X is the "sender" of the payment order and Bank A is the "receiving bank".
Section 4A-103(a)(4) and (a)(5). Y is the "beneficiary" of the payment order
and Bank A is the "beneficiary's bank". Section 4A-103(a)(2) and (a)(3). When
Bank A notified Y of receipt of the payment order, Bank A "accepted" the payment
order. Section 4A-209(b)(1). When Bank A accepted the order it incurred an
obligation to Y to pay the amount of the order. Section 4A-404(a). When Bank
A accepted X's order, X incurred an obligation to pay Bank A the amount of
the order. Section 4A-402(b). Payment from X to Bank A would normally be made
by a debit to X's account in Bank A. Section 4A-403(a)(3). At the time Bank
A incurred the obligation to pay Y, payment of $1,000,000 by X to Y was also
made. Section 4A-406(a). Bank A paid Y when it gave notice to Y of a withdrawable
credit of $1,000,000 to Y's account. Section 4A-405(a). The overall transaction,
which comprises the acts of X and Bank A, in which the payment by X to Y is
accomplished is referred to as the "funds transfer". Section 4A-104(a). In
this case only one payment order was involved in the funds transfer. A one-payment-order
funds transfer is usually referred to as a "book transfer" because the payment
is accomplished by the receiving bank's debiting the account of the sender
and crediting the account of the beneficiary in the same bank. X, in addition
to being the sender of the payment order to Bank A, is the "originator" of
the funds transfer. Section 4A-104(c). Bank A is the "originator's bank" in
the funds transfer as well as the beneficiary's bank. Section 4A-104(d).
Case #2. Assume the same facts as in Case #1 except that X instructs Bank A to
pay $1,000,000 to Y's account in Bank B. With respect to this payment order,
X is the sender, Y is the beneficiary, and Bank A is the receiving bank. Bank
A carries out X's order by instructing Bank B to pay $1,000,000 to Y's account.

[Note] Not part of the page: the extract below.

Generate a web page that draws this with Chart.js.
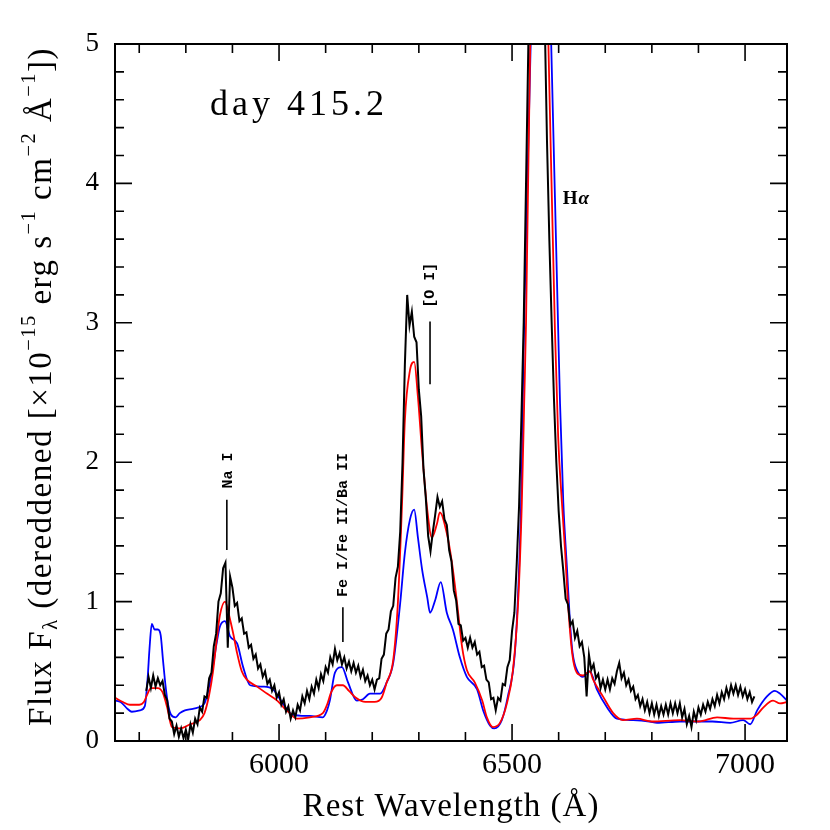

This instruction is a payment order in which Bank A is the sender, Bank B
is the receiving bank, and Y is the beneficiary. When Bank A issued its payment
order to Bank B, Bank A "executed" X's order. Section 4A-301(a). In the funds
transfer, X is the originator, Bank A is the originator's bank, and Bank B
is the beneficiary's bank. When Bank A executed X's order, X incurred an obligation
to pay Bank A the amount of the order. Section 4A-402(c). When Bank B accepts
the payment order issued to it by Bank A, Bank B incurs an obligation to Y
to pay the amount of the order (section 4A-404(a)) and Bank A incurs an obligation
to pay Bank B. Section 4A-402(b). Acceptance by Bank B also results in payment
of $1,000,000 by X to Y. Section 4A-406(a). In this case two payment orders
are involved in the funds transfer.
Case #3. Assume the same facts as in Case #2 except that Bank A does not execute X's payment order by issuing a payment order to Bank B. One bank will not
normally act to carry out a funds transfer for another bank unless there is
a preexisting arrangement between the banks for transmittal of payment orders
and settlement of accounts. For example, if Bank B is a foreign bank with
which Bank A has no relationship, Bank A can utilize a bank that is a correspondent
of both Bank A and Bank B. Assume Bank A issues a payment order to Bank C
to pay $1,000,000 to Y's account in Bank B. With respect to this order, Bank
A is the sender, Bank C is the receiving bank, and Y is the beneficiary. Bank
C will execute the payment order of Bank A by issuing a payment order to Bank
B to pay $1,000,000 to Y's account in Bank B. With respect to Bank C's payment
order, Bank C is the sender, Bank B is the receiving bank, and Y is the beneficiary.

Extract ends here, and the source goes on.